Morreu,
acabou
Leopoldo Machado
Reformador (FEB) Abril 1943
Eram inimigos
rancorosíssimos.
O ódio que sentiam,
reciprocamente, um pelo outro, não tinha limites.
Aguardava-se, para
cada momento, uma explosão
violentíssima desse ódio.
Só o assassínio de
um podia solucionar, para o outro, a situação; podia trazer serenidade e
segurança de vida ao outro.
E o assassínio veio.
Um tiro certeiro do
mais ágil abateu, já morto, o rival, em plena praça da igreja, quando a vítima
mal saia do templo.
Não houve
flagrante. Um passo favorável para a defesa do assassino, que o júri absolveu.
Fora da cadeia, foi
alvo de felicitações por parte dos amigos. Confiado, agora, na sua segurança e
serenidade de vida, a todos declarava, confiante e sereno:
- Agora, posso
viver tranquilo. Ele morreu, acabou-se...
*
Mas, não se havia
acabado, não, que a morte não acaba coisa alguma: tudo continua.
Nem o criminoso
teve mais serenidade e segurança, pois que súbita loucura o arrastou ao hospício.
Aí, no quarto forte, era de vê-lo transfigurado, os olhos fora das órbitas,
numa atitude que apavorava, a cavar, com os dedos escalvinhados e a sangrar, o
ladrilho do chão; a marrar com a cabeça, como se fora res bravia, as paredes; a urrar ferozmente, de meter
dó.
A psiquiatria foi
impotente para debelar-lhe o mal.
As medidas enérgicas
do hospício foram ineficientes para conte-lo quieto.
E o infeliz definhava dolorosamente,
desnutrido, visto que não se alimentava, machucado e imundo.
Foi assim que
apareceu, mais tarde, morto. Seu mal: terrível obsessão pelo assassinado.
Livre este então
para agir com maior ódio, porque ódio velho acumulado e acrescido do que
provocara seu assassínio, foi encontrar sua vítima ainda mais livre, por falta
de fé pura em Deus, de uma vida uma e honesta, de muita oração e vigilância -
que são as maiores garantias contra obsessões.
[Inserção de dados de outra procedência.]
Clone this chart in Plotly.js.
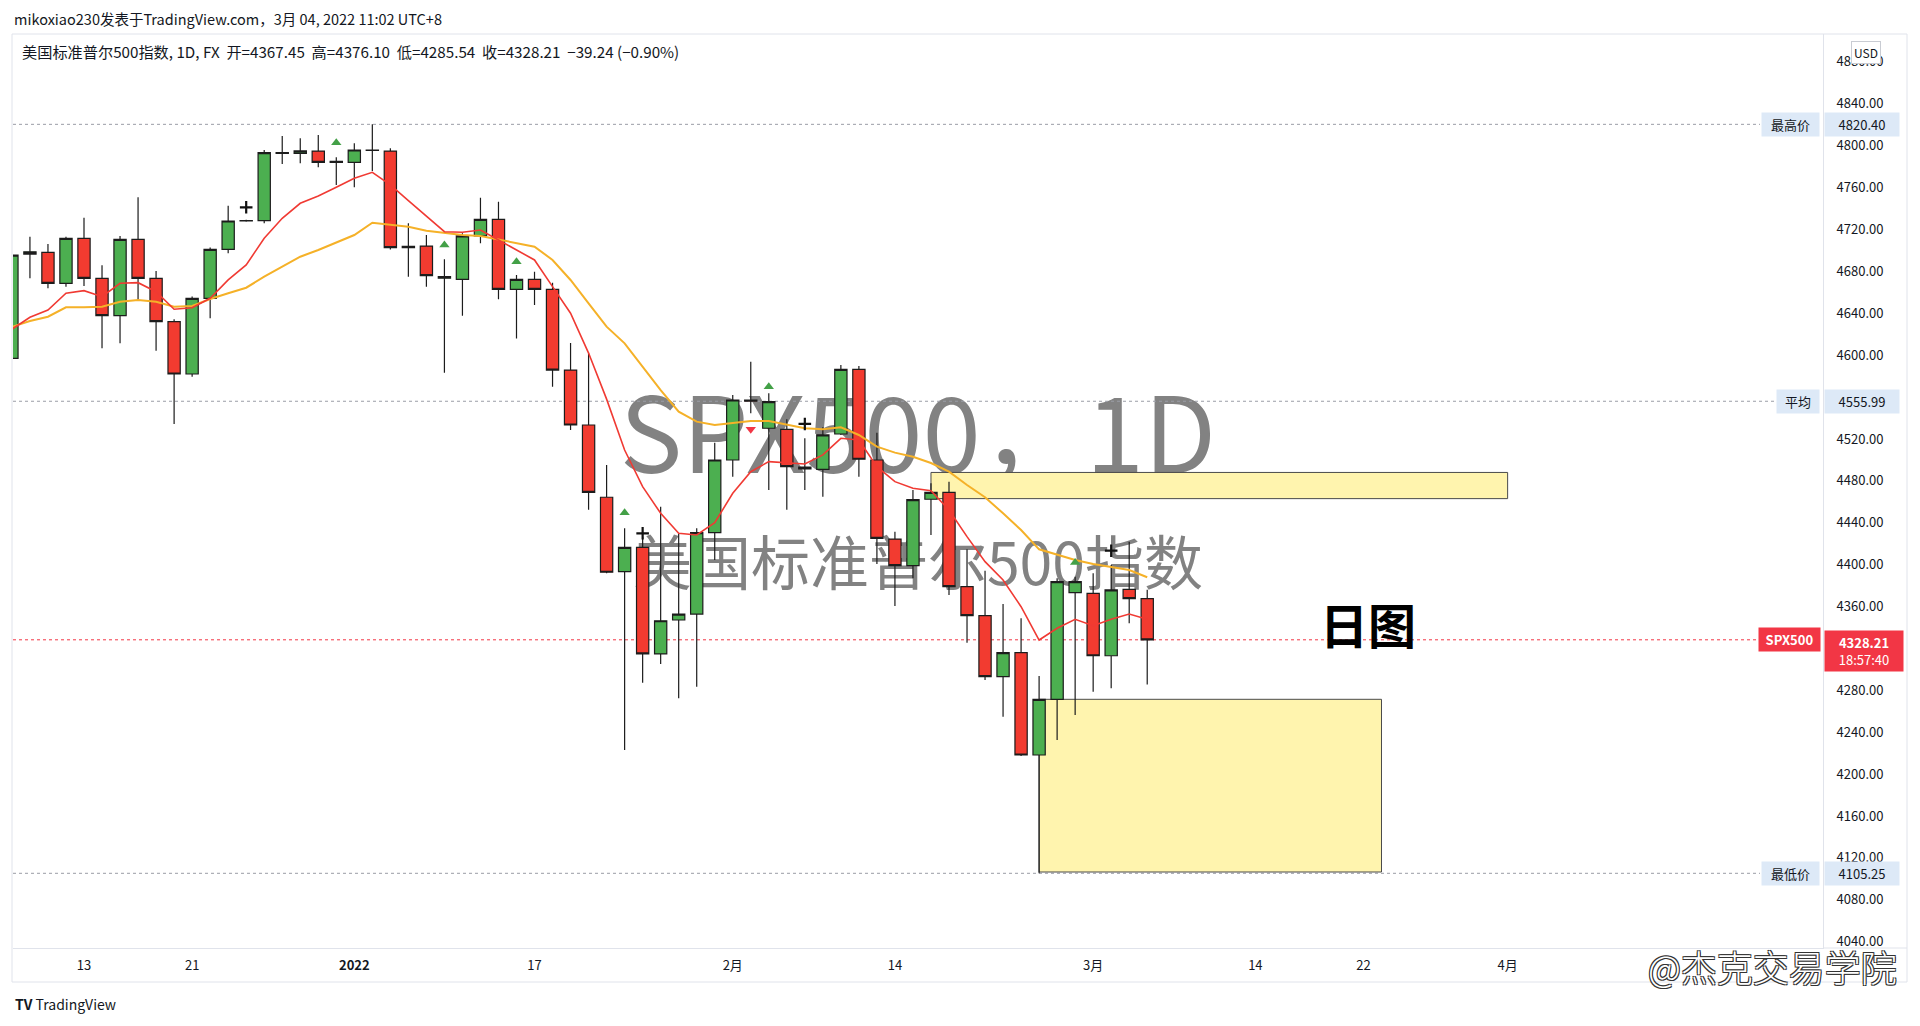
<!DOCTYPE html>
<html><head><meta charset="utf-8">
<script src="https://cdn.plot.ly/plotly-3.0.1.min.js"></script>
<style>html,body{margin:0;padding:0;background:#fff;overflow:hidden}#chart{width:1920px;height:1026px}</style>
</head><body><div id="chart"></div>
<script>
// ---------------- data ----------------
const dates = [
 '2021-12-07','2021-12-08','2021-12-09','2021-12-10','2021-12-13','2021-12-14','2021-12-15','2021-12-16','2021-12-17',
 '2021-12-20','2021-12-21','2021-12-22','2021-12-23','2021-12-24','2021-12-27','2021-12-28','2021-12-29','2021-12-30','2021-12-31',
 '2022-01-03','2022-01-04','2022-01-05','2022-01-06','2022-01-07','2022-01-10','2022-01-11','2022-01-12','2022-01-13','2022-01-14',
 '2022-01-17','2022-01-18','2022-01-19','2022-01-20','2022-01-21','2022-01-24','2022-01-25','2022-01-26','2022-01-27','2022-01-28','2022-01-31',
 '2022-02-01','2022-02-02','2022-02-03','2022-02-04','2022-02-07','2022-02-08','2022-02-09','2022-02-10','2022-02-11',
 '2022-02-14','2022-02-15','2022-02-16','2022-02-17','2022-02-18','2022-02-21','2022-02-22','2022-02-23','2022-02-24','2022-02-25','2022-02-28',
 '2022-03-01','2022-03-02','2022-03-03','2022-03-04'];
const opens = [
 4597,4696.5,4698.2,4668.6,4711.6,4673.4,4637.7,4710.6,4673.4,
 4632,4582,4654.3,4701,4728.1,4728.4,4793.3,4792.6,4794.9,4784.1,
 4784.1,4795.9,4794.9,4702.6,4704.2,4673.5,4672.4,4713.8,4729.7,4662.9,
 4672.4,4662.9,4585.8,4533.3,4464.3,4393.3,4416.5,4314.7,4347.1,4352.8,4430.5,
 4499.9,4557,4530.2,4529.2,4493,4491,4524.7,4586.5,4499.9,
 4424.4,4399,4462.4,4469,4378.9,4351.2,4293,4315.9,4218.2,4271.4,4373.2,
 4372.6,4313,4376.4,4367.45];
const highs = [
 4700,4713.1,4706.1,4713,4731.3,4685.8,4713.8,4750.7,4680.4,
 4634.2,4656,4702.7,4742.7,4729.2,4795.9,4809.3,4807,4810.2,4788.9,
 4802.3,4820.4,4797.5,4725.9,4714.7,4691.5,4716.4,4750.4,4746.5,4676.5,
 4679.7,4669.2,4611.5,4602.4,4495.1,4434.7,4426.6,4455.3,4429.9,4434.7,4516.4,
 4562,4593.8,4563.6,4538.7,4520.6,4531.1,4590.6,4589.6,4525.9,
 4431.4,4471.3,4477.6,4479.2,4414.6,4394.2,4362.4,4348.7,4293.7,4386.9,4388.5,
 4391.7,4399.6,4421.9,4376.10];
const lows = [
 4590,4673.4,4663.8,4665.4,4666,4606.5,4611.3,4652,4604.3,
 4534.3,4579.4,4635.2,4697.3,4727.4,4725.9,4782.5,4783.2,4779.4,4762.5,
 4760.3,4775.8,4701,4674.9,4665.4,4583.3,4637.7,4706.8,4653.3,4616,
 4647.9,4569.9,4528.5,4452.4,4391.7,4223,4287.3,4305.1,4272.4,4283.5,4404.4,
 4484,4544.5,4471.2,4452.4,4471.2,4464.9,4523.8,4484,4400.6,
 4360.5,4387,4428.3,4371,4325.5,4289.8,4254.8,4217.3,4105.25,4232.5,4256.4,
 4278.6,4281.9,4344,4285.54];
const closes = [
 4695.6,4698.7,4668.6,4711.6,4673.4,4637.7,4710.6,4673.4,4632,
 4582,4654.3,4701,4728.1,4728.4,4793.3,4792.6,4795,4784.1,4785,
 4795.9,4795.5,4702.6,4704,4675.9,4675,4713.8,4729.7,4662.9,4672.4,
 4662.9,4585.8,4533.3,4468.9,4392.7,4416.5,4314.7,4346.4,4352.8,4430.5,4499.9,
 4557.2,4556,4555.6,4493.5,4491.5,4523.8,4586.5,4500.6,4425.1,
 4399,4462,4469,4378.9,4351.2,4293,4315.9,4218.2,4271.4,4383.7,4383.7,
 4313,4375.8,4367.45,4328.21];
// fast moving average (red line) and slow moving average (orange line)
const maFast = [
 4624.7,4636.2,4643.1,4659.1,4661.6,4655.8,4668.6,4669.2,4660.6,
 4643.8,4645.3,4654.3,4671.8,4686.1,4711.6,4730.7,4745,4752,4760.3,
 4768.9,4774.6,4762.5,4747.5,4732.9,4717.9,4717.3,4719.5,4710,4700.4,
 4690.9,4665.4,4640,4602,4558,4509.4,4474.4,4449,4429.9,4428.3,4440,
 4468.1,4488.7,4498.3,4497.3,4496.1,4504.7,4520.6,4519,4493.5,
 4479.2,4472.9,4470.6,4452.2,4426.7,4402.8,4385.3,4359.8,4328,4339.2,4347.8,
 4341.7,4347.8,4352.8,4347.8];
const maSlow = [
 4627,4632.6,4636.7,4645.7,4645.7,4646.3,4651,4652.7,4651,
 4646.3,4646.9,4653.6,4659.1,4664.4,4674.9,4684.5,4694,4700.4,4707.8,
 4714.7,4726.5,4724.3,4722.7,4718.8,4716.4,4714.7,4713.8,4710.6,4706.8,
 4703.6,4690.9,4671.8,4649.5,4627.2,4611.3,4589,4566.7,4546,4536.5,4533.3,
 4535.5,4537.1,4537.1,4533.3,4530.2,4529.2,4531.1,4523.8,4512.6,
 4506.9,4503,4497,4488.7,4476,4464.3,4449,4433,4414.6,4409.2,4404.4,
 4400.6,4398,4394.9,4387.9];
// signal markers
const upSignalDates = ['2021-12-31','2022-01-10','2022-01-14','2022-01-24','2022-02-03','2022-02-28'];
const upSignalPrices = [4802.9,4705.2,4689.3,4449.6,4569.9,4402];
const downSignalDates = ['2022-02-02'];
const downSignalPrices = [4529.2];
const crossDates = ['2021-12-24','2022-01-25','2022-02-07','2022-03-02'];
const crossPrices = [4741.2,4429.9,4534.3,4413.3];
// drawn zones
const zoneStart = ['2022-02-16','2022-02-24'];
const zoneEnd = ['2022-04-01','2022-03-23'];
const zoneLow = [4463,4106.5];
const zoneHigh = [4488,4271.4];
// price scale marks
const levelNames = ['最高价','平均','最低价','SPX500'];
const levelValues = [4820.40,4555.99,4105.25,4328.21];
const priceTicks = [4040,4080,4120,4160,4200,4240,4280,4360,4400,4440,4480,4520,4600,4640,4680,4720,4760,4800,4840,4880];
const timeTickDates = ['2021-12-13','2021-12-21','2022-01-03','2022-01-17','2022-02-01','2022-02-14','2022-03-01','2022-03-14','2022-03-22','2022-04-01'];
const timeTickLabels = ['13','21','<b>2022</b>','17','2月','14','3月','14','22','4月'];

// ---------------- helpers ----------------
const DAY = 86400000;
function tradingIndex(ds){
  const start = Date.parse(dates[0]+'T00:00:00Z');
  const end = Date.parse(ds+'T00:00:00Z');
  let n = 0;
  for(let t = start + DAY; t <= end; t += DAY){
    const wd = new Date(t).getUTCDay();
    if(wd !== 0 && wd !== 6) n++;
  }
  return n;
}
const ML = 13, MR = 97, MT = 34, MB = 78, W = 1920, H = 1026;
const PW = W - ML - MR, PH = H - MT - MB;
const px = x => (x - ML) / PW;
const py = y => (H - MB - y) / PH;

const FONT = 'Noto Sans CJK SC, Noto Sans, sans-serif';
const TXT = '#131722';
const SP = '\u00a0';
const xs = dates.map(tradingIndex);

const traces = [
  {type:'candlestick', x: xs, open: opens, high: highs, low: lows, close: closes,
   increasing:{fillcolor:'#4caf50', line:{color:'#1c1c1c', width:1.2}},
   decreasing:{fillcolor:'#f23b30', line:{color:'#1c1c1c', width:1.2}},
   whiskerwidth:0, hoverinfo:'skip', showlegend:false},
  {type:'scatter', mode:'lines', x: xs, y: maSlow, line:{color:'#f5b128', width:2}, hoverinfo:'skip', showlegend:false},
  {type:'scatter', mode:'lines', x: xs, y: maFast, line:{color:'#f03a33', width:1.6}, hoverinfo:'skip', showlegend:false},
  {type:'scatter', mode:'markers', x: upSignalDates.map(tradingIndex), y: upSignalPrices,
   marker:{symbol:'triangle-up', size:9, color:'#43a047'}, hoverinfo:'skip', showlegend:false},
  {type:'scatter', mode:'markers', x: downSignalDates.map(tradingIndex), y: downSignalPrices,
   marker:{symbol:'triangle-down', size:9, color:'#f23645'}, hoverinfo:'skip', showlegend:false},
  {type:'scatter', mode:'markers', x: crossDates.map(tradingIndex), y: crossPrices,
   marker:{symbol:'cross-thin', size:9, line:{width:2.2, color:'#111'}}, hoverinfo:'skip', showlegend:false}
];

const shapes = [];
// outer frame of the chart pane
shapes.push({type:'rect', xref:'paper', yref:'paper', x0:px(12), x1:px(1907), y0:py(982), y1:py(34), line:{color:'#e0e3eb', width:1}, layer:'below'});
shapes.push({type:'line', xref:'paper', yref:'paper', x0:px(1823), x1:px(1907), y0:0, y1:0, line:{color:'#e0e3eb', width:1}});
// watermark
shapes.push({type:'rect', xref:'paper', yref:'paper', x0:0, x1:1, y0:py(499), y1:py(389), line:{width:0}, fillcolor:'rgba(0,0,0,0)', layer:'below',
  label:{text:'SPX500，1D', textposition:'middle center', font:{family:FONT, size:105, color:'#828282'}}});
shapes.push({type:'rect', xref:'paper', yref:'paper', x0:0, x1:1, y0:py(606), y1:py(531), line:{width:0}, fillcolor:'rgba(0,0,0,0)', layer:'below',
  label:{text:'美国标准普尔500指数', textposition:'middle center', font:{family:FONT, size:59, color:'#828282'}}});
// zones
for(let k=0;k<zoneStart.length;k++){
  shapes.push({type:'rect', xref:'x', yref:'y', x0:tradingIndex(zoneStart[k]), x1:tradingIndex(zoneEnd[k]),
    y0:zoneLow[k], y1:zoneHigh[k], fillcolor:'#fff4ae', line:{color:'#4a4a4a', width:1}, layer:'below'});
}
// level lines
const levelLineEnd = [px(1760), px(1776), px(1760), px(1758)];
const annotations = [];
for(let k=0;k<levelNames.length;k++){
  const isLast = k === 3;
  shapes.push({type:'line', xref:'paper', yref:'y', x0:0, x1:levelLineEnd[k], y0:levelValues[k], y1:levelValues[k],
    line:{color: isLast ? '#f23645' : '#9a9da6', width:1, dash:'dot'}, layer:'below'});
  const nameW = isLast ? 57 : (levelNames[k].length === 2 ? 38 : 53);
  annotations.push({xref:'paper', yref:'y', x:px(isLast ? 1821 : 1820), y:levelValues[k], xanchor:'right', yanchor:'middle',
    text: isLast ? '<b>'+levelNames[k]+'</b>' : levelNames[k], showarrow:false, width:nameW, align:'center', borderpad:2,
    bgcolor: isLast ? '#f23645' : '#dde9f7', font:{family:FONT, size:13, color: isLast ? '#fff' : TXT}});
  annotations.push({xref:'paper', yref:'y', x:px(1823.5), y:levelValues[k], xanchor:'left', yanchor: isLast ? 'top' : 'middle',
    yshift: isLast ? 10 : 0,
    text: isLast ? '<b>'+levelValues[k].toFixed(2)+'</b><br>18:57:40' : levelValues[k].toFixed(2),
    showarrow:false, width: isLast ? 74 : 70, align:'center', borderpad:2,
    bgcolor: isLast ? '#f23645' : '#dde9f7', font:{family:FONT, size:13, color: isLast ? '#fff' : TXT}});
}
// texts
annotations.push({xref:'paper', yref:'paper', x:px(12), y:py(18), xanchor:'left', yanchor:'middle', showarrow:false,
  text:'mikoxiao230发表于TradingView.com，3月 04, 2022 11:02 UTC+8', font:{family:FONT, size:14.5, color:TXT}});
annotations.push({xref:'paper', yref:'paper', x:px(20), y:py(51), xanchor:'left', yanchor:'middle', showarrow:false,
  text:'美国标准普尔500指数, 1D, FX'+SP+SP+'开=4367.45'+SP+SP+'高=4376.10'+SP+SP+'低=4285.54'+SP+SP+'收=4328.21'+SP+SP+'−39.24 (−0.90%)',
  font:{family:FONT, size:15.2, color:TXT}});
annotations.push({xref:'paper', yref:'paper', x:px(1866), y:py(52), xanchor:'center', yanchor:'middle', showarrow:false,
  text:'USD', bgcolor:'#ffffff', bordercolor:'#c9ccd3', borderwidth:1, borderpad:2, font:{family:FONT, size:12, color:TXT}});
annotations.push({xref:'paper', yref:'paper', x:px(1368), y:py(623), xanchor:'center', yanchor:'middle', showarrow:false,
  text:'<b>日图</b>', font:{family:FONT, size:48, color:'#000'}});
annotations.push({xref:'paper', yref:'paper', x:px(1772), y:py(966), xanchor:'center', yanchor:'middle', showarrow:false,
  text:'@杰克交易学院', font:{family:FONT, size:36, color:'#ffffff', weight:300,
  shadow:'-1px -1px 0 #333, 1px -1px 0 #333, -1px 1px 0 #333, 1px 1px 0 #333'}});
annotations.push({xref:'paper', yref:'paper', x:px(13), y:py(1004), xanchor:'left', yanchor:'middle', showarrow:false,
  text:'<b>TV</b> TradingView', font:{family:FONT, size:14, color:TXT}});

const layout = {
  width:W, height:H, margin:{l:ML, r:MR, t:MT, b:MB, pad:0},
  paper_bgcolor:'#ffffff', plot_bgcolor:'#ffffff',
  showlegend:false, hovermode:false, dragmode:false,
  boxgap:0.32, boxgroupgap:0,
  xaxis:{type:'linear', range:[0.06, 100.5], showgrid:false, zeroline:false, showline:true, linecolor:'#e0e3eb', linewidth:1,
    tickmode:'array', tickvals:timeTickDates.map(tradingIndex), ticktext:timeTickLabels, ticks:'', ticklabelstandoff:5,
    tickfont:{family:FONT, size:13, color:TXT}, rangeslider:{visible:false}, fixedrange:true},
  yaxis:{side:'right', range:[4033.93, 4906.65], showgrid:false, zeroline:false, showline:true, linecolor:'#e0e3eb', linewidth:1,
    tickmode:'array', tickvals:priceTicks, ticktext:priceTicks.map(v=>v.toFixed(2)), ticks:'', ticklabelstandoff:10,
    tickfont:{family:FONT, size:13, color:TXT}, fixedrange:true},
  shapes:shapes, annotations:annotations
};
Plotly.newPlot('chart', traces, layout, {staticPlot:true, displayModeBar:false});
</script></body></html>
O assassinado procurou então
exercer redobrada vingança.
E tirou-a, sem
piedade nenhuma, arrastando-o àquela obsessão pavorosa, a morte de seu corpo, a
perseguição terrível de espírito para espírito, porque o ódio continuou post-mortem.
A vingança e o ódio.
Ódio e vingança que
persistiram até que, numa sessão espírita, foram ambos doutrinados, abrindo-se-lhes
diante dos olhos da consciência, o mapa de suas responsabilidades e das consequências
de seus atos.
Morreu, acabou...
já não é mais do nosso tempo, graças ao advento do Espiritismo...
A morte não
extingue a vida, que continua para o bem ou para o mal.
Mais, talvez, para
o mal, em face da condição de planeta inferior, de provas e expiações, peculiar
à Terra.
Se não podemos, às
vezes, desvencilhar-nos de inimigos que vemos, porque de carne como nós muito
menos o poderemos de inimigos invisíveis: que não ouvimos nem sentimos, mas que
nos vêm perfeitamente, para os quais o nosso corpo é como se fosse de vidro; de
inimigos que leem os nossos pensamentos e sentimentos, como nós vemos a água
através do copo.
Que as forças
invisíveis que nos rodeiam nunca possam ver, através do vidro do nosso corpo, a
água dos nossos sentimentos e pensamentos turvada e negra pelas nossas impurezas
e imperfeições. A ausência de impurezas e imperfeições é a melhor garantia contra
aqueles que, cheios de ódio contra nós, desejam realizar aquilo que não
puderam, encarnados, perpetrar.
A oração e a vigilância,
eis outro meio fácil de empregar-se contra tais investidas do mundo invisível.